Charts and diagrams as code
------------------------

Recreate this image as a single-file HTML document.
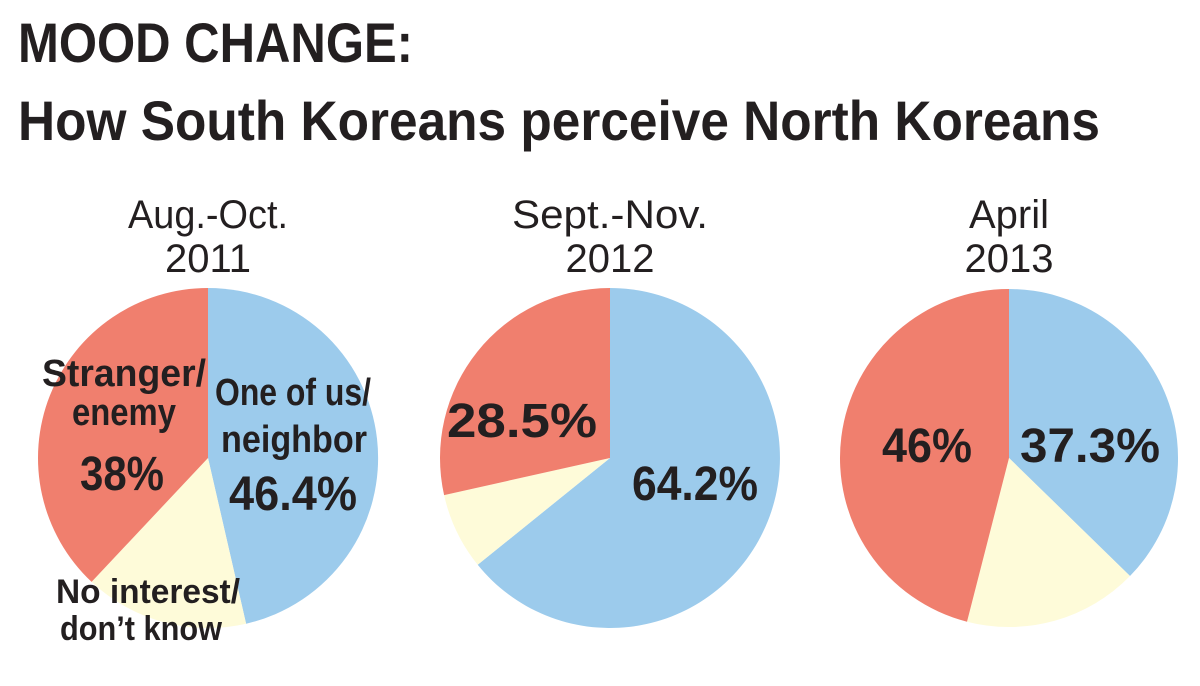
<!DOCTYPE html>
<html><head><meta charset="utf-8"><style>
html,body{margin:0;padding:0;background:#fff;}
svg{display:block;}
.t{font-family:"Liberation Sans Narrow","Liberation Sans",sans-serif;font-weight:bold;fill:#231f20;}
.h{font-family:"Liberation Sans","DejaVu Sans",sans-serif;fill:#231f20;font-size:40px;}
</style></head><body>
<svg width="1200" height="686" viewBox="0 0 1200 686" xmlns="http://www.w3.org/2000/svg">
<rect width="1200" height="686" fill="#fff"/>
<text class="t" x="18" y="62" font-size="56" textLength="395" lengthAdjust="spacingAndGlyphs">MOOD CHANGE:</text>
<text class="t" x="18" y="140" font-size="56" textLength="1082" lengthAdjust="spacingAndGlyphs">How South Koreans perceive North Koreans</text>

<text class="h" x="208" y="228" text-anchor="middle" textLength="160" lengthAdjust="spacingAndGlyphs">Aug.-Oct.</text>
<text class="h" x="208" y="272" text-anchor="middle">2011</text>
<text class="h" x="610" y="228" text-anchor="middle" textLength="196" lengthAdjust="spacingAndGlyphs">Sept.-Nov.</text>
<text class="h" x="610" y="272" text-anchor="middle">2012</text>
<text class="h" x="1009" y="228" text-anchor="middle">April</text>
<text class="h" x="1009" y="272" text-anchor="middle">2013</text>

<path d="M208 458 L208 288 A170 170 0 0 1 246.1 623.7 Z" fill="#9ccbec"/>
<path d="M208 458 L246.1 623.7 A170 170 0 0 1 91.6 581.9 Z" fill="#fefbd9"/>
<path d="M208 458 L91.6 581.9 A170 170 0 0 1 208 288 Z" fill="#f07f6e"/>

<path d="M610 458 L610 288 A170 170 0 1 1 477.7 564.8 Z" fill="#9ccbec"/>
<path d="M610 458 L477.7 564.8 A170 170 0 0 1 444.1 495.1 Z" fill="#fefbd9"/>
<path d="M610 458 L444.1 495.1 A170 170 0 0 1 610 288 Z" fill="#f07f6e"/>

<path d="M1009 458 L1009 289 A169 169 0 0 1 1130 576 Z" fill="#9ccbec"/>
<path d="M1009 458 L1130 576 A169 169 0 0 1 967 621.7 Z" fill="#fefbd9"/>
<path d="M1009 458 L967 621.7 A169 169 0 0 1 1009 289 Z" fill="#f07f6e"/>

<text class="t" x="124" y="386" font-size="38" text-anchor="middle" textLength="164" lengthAdjust="spacingAndGlyphs">Stranger/</text>
<text class="t" x="124" y="425" font-size="38" text-anchor="middle" textLength="104" lengthAdjust="spacingAndGlyphs">enemy</text>
<text class="t" x="122" y="490" font-size="48" text-anchor="middle" textLength="84" lengthAdjust="spacingAndGlyphs">38%</text>
<text class="t" x="293" y="405" font-size="38" text-anchor="middle" textLength="156" lengthAdjust="spacingAndGlyphs">One of us/</text>
<text class="t" x="294" y="452" font-size="38" text-anchor="middle" textLength="146" lengthAdjust="spacingAndGlyphs">neighbor</text>
<text class="t" x="293" y="510" font-size="48" text-anchor="middle" textLength="128" lengthAdjust="spacingAndGlyphs">46.4%</text>
<text class="t" x="148" y="603" font-size="34" text-anchor="middle" textLength="184" lengthAdjust="spacingAndGlyphs">No interest/</text>
<text class="t" x="141" y="640" font-size="34" text-anchor="middle" textLength="162" lengthAdjust="spacingAndGlyphs">don’t know</text>

<text class="t" x="522" y="437" font-size="48" text-anchor="middle" textLength="150" lengthAdjust="spacingAndGlyphs">28.5%</text>
<text class="t" x="695" y="500" font-size="48" text-anchor="middle" textLength="126" lengthAdjust="spacingAndGlyphs">64.2%</text>
<text class="t" x="927" y="462" font-size="48" text-anchor="middle" textLength="90" lengthAdjust="spacingAndGlyphs">46%</text>
<text class="t" x="1090" y="462" font-size="48" text-anchor="middle" textLength="140" lengthAdjust="spacingAndGlyphs">37.3%</text>
</svg>
</body></html>
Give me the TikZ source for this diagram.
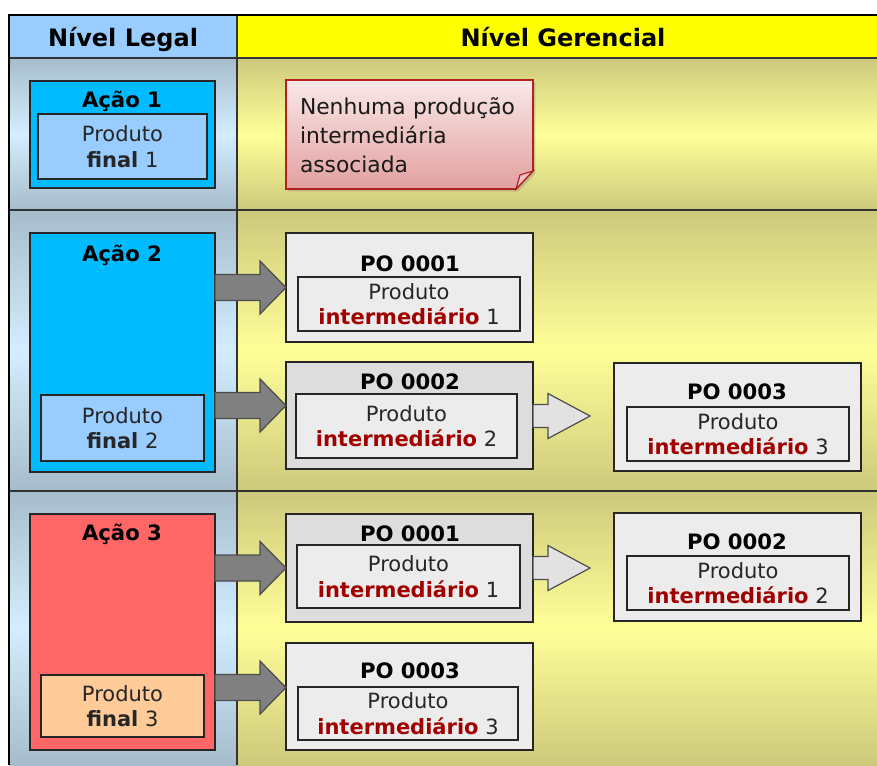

------------------------

**Instructions for the task**
Ignore the images and quote every line of the listing exactly.

**Reply**
Recreate this image as a single-file HTML document.
<!DOCTYPE html>
<html><head><meta charset="utf-8"><style>
html,body{margin:0;padding:0;background:#fff;}
svg{display:block;}
.t{font-family:"Liberation Sans Narrow","Liberation Sans",sans-serif;font-weight:bold;fill:#231f20;}
.h{font-family:"Liberation Sans","DejaVu Sans",sans-serif;fill:#231f20;font-size:40px;}
</style></head><body>
<svg width="1200" height="686" viewBox="0 0 1200 686" xmlns="http://www.w3.org/2000/svg">
<rect width="1200" height="686" fill="#fff"/>
<text class="t" x="18" y="62" font-size="56" textLength="395" lengthAdjust="spacingAndGlyphs">MOOD CHANGE:</text>
<text class="t" x="18" y="140" font-size="56" textLength="1082" lengthAdjust="spacingAndGlyphs">How South Koreans perceive North Koreans</text>

<text class="h" x="208" y="228" text-anchor="middle" textLength="160" lengthAdjust="spacingAndGlyphs">Aug.-Oct.</text>
<text class="h" x="208" y="272" text-anchor="middle">2011</text>
<text class="h" x="610" y="228" text-anchor="middle" textLength="196" lengthAdjust="spacingAndGlyphs">Sept.-Nov.</text>
<text class="h" x="610" y="272" text-anchor="middle">2012</text>
<text class="h" x="1009" y="228" text-anchor="middle">April</text>
<text class="h" x="1009" y="272" text-anchor="middle">2013</text>

<path d="M208 458 L208 288 A170 170 0 0 1 246.1 623.7 Z" fill="#9ccbec"/>
<path d="M208 458 L246.1 623.7 A170 170 0 0 1 91.6 581.9 Z" fill="#fefbd9"/>
<path d="M208 458 L91.6 581.9 A170 170 0 0 1 208 288 Z" fill="#f07f6e"/>

<path d="M610 458 L610 288 A170 170 0 1 1 477.7 564.8 Z" fill="#9ccbec"/>
<path d="M610 458 L477.7 564.8 A170 170 0 0 1 444.1 495.1 Z" fill="#fefbd9"/>
<path d="M610 458 L444.1 495.1 A170 170 0 0 1 610 288 Z" fill="#f07f6e"/>

<path d="M1009 458 L1009 289 A169 169 0 0 1 1130 576 Z" fill="#9ccbec"/>
<path d="M1009 458 L1130 576 A169 169 0 0 1 967 621.7 Z" fill="#fefbd9"/>
<path d="M1009 458 L967 621.7 A169 169 0 0 1 1009 289 Z" fill="#f07f6e"/>

<text class="t" x="124" y="386" font-size="38" text-anchor="middle" textLength="164" lengthAdjust="spacingAndGlyphs">Stranger/</text>
<text class="t" x="124" y="425" font-size="38" text-anchor="middle" textLength="104" lengthAdjust="spacingAndGlyphs">enemy</text>
<text class="t" x="122" y="490" font-size="48" text-anchor="middle" textLength="84" lengthAdjust="spacingAndGlyphs">38%</text>
<text class="t" x="293" y="405" font-size="38" text-anchor="middle" textLength="156" lengthAdjust="spacingAndGlyphs">One of us/</text>
<text class="t" x="294" y="452" font-size="38" text-anchor="middle" textLength="146" lengthAdjust="spacingAndGlyphs">neighbor</text>
<text class="t" x="293" y="510" font-size="48" text-anchor="middle" textLength="128" lengthAdjust="spacingAndGlyphs">46.4%</text>
<text class="t" x="148" y="603" font-size="34" text-anchor="middle" textLength="184" lengthAdjust="spacingAndGlyphs">No interest/</text>
<text class="t" x="141" y="640" font-size="34" text-anchor="middle" textLength="162" lengthAdjust="spacingAndGlyphs">don’t know</text>

<text class="t" x="522" y="437" font-size="48" text-anchor="middle" textLength="150" lengthAdjust="spacingAndGlyphs">28.5%</text>
<text class="t" x="695" y="500" font-size="48" text-anchor="middle" textLength="126" lengthAdjust="spacingAndGlyphs">64.2%</text>
<text class="t" x="927" y="462" font-size="48" text-anchor="middle" textLength="90" lengthAdjust="spacingAndGlyphs">46%</text>
<text class="t" x="1090" y="462" font-size="48" text-anchor="middle" textLength="140" lengthAdjust="spacingAndGlyphs">37.3%</text>
</svg>
</body></html>
Give me the TikZ source for this diagram.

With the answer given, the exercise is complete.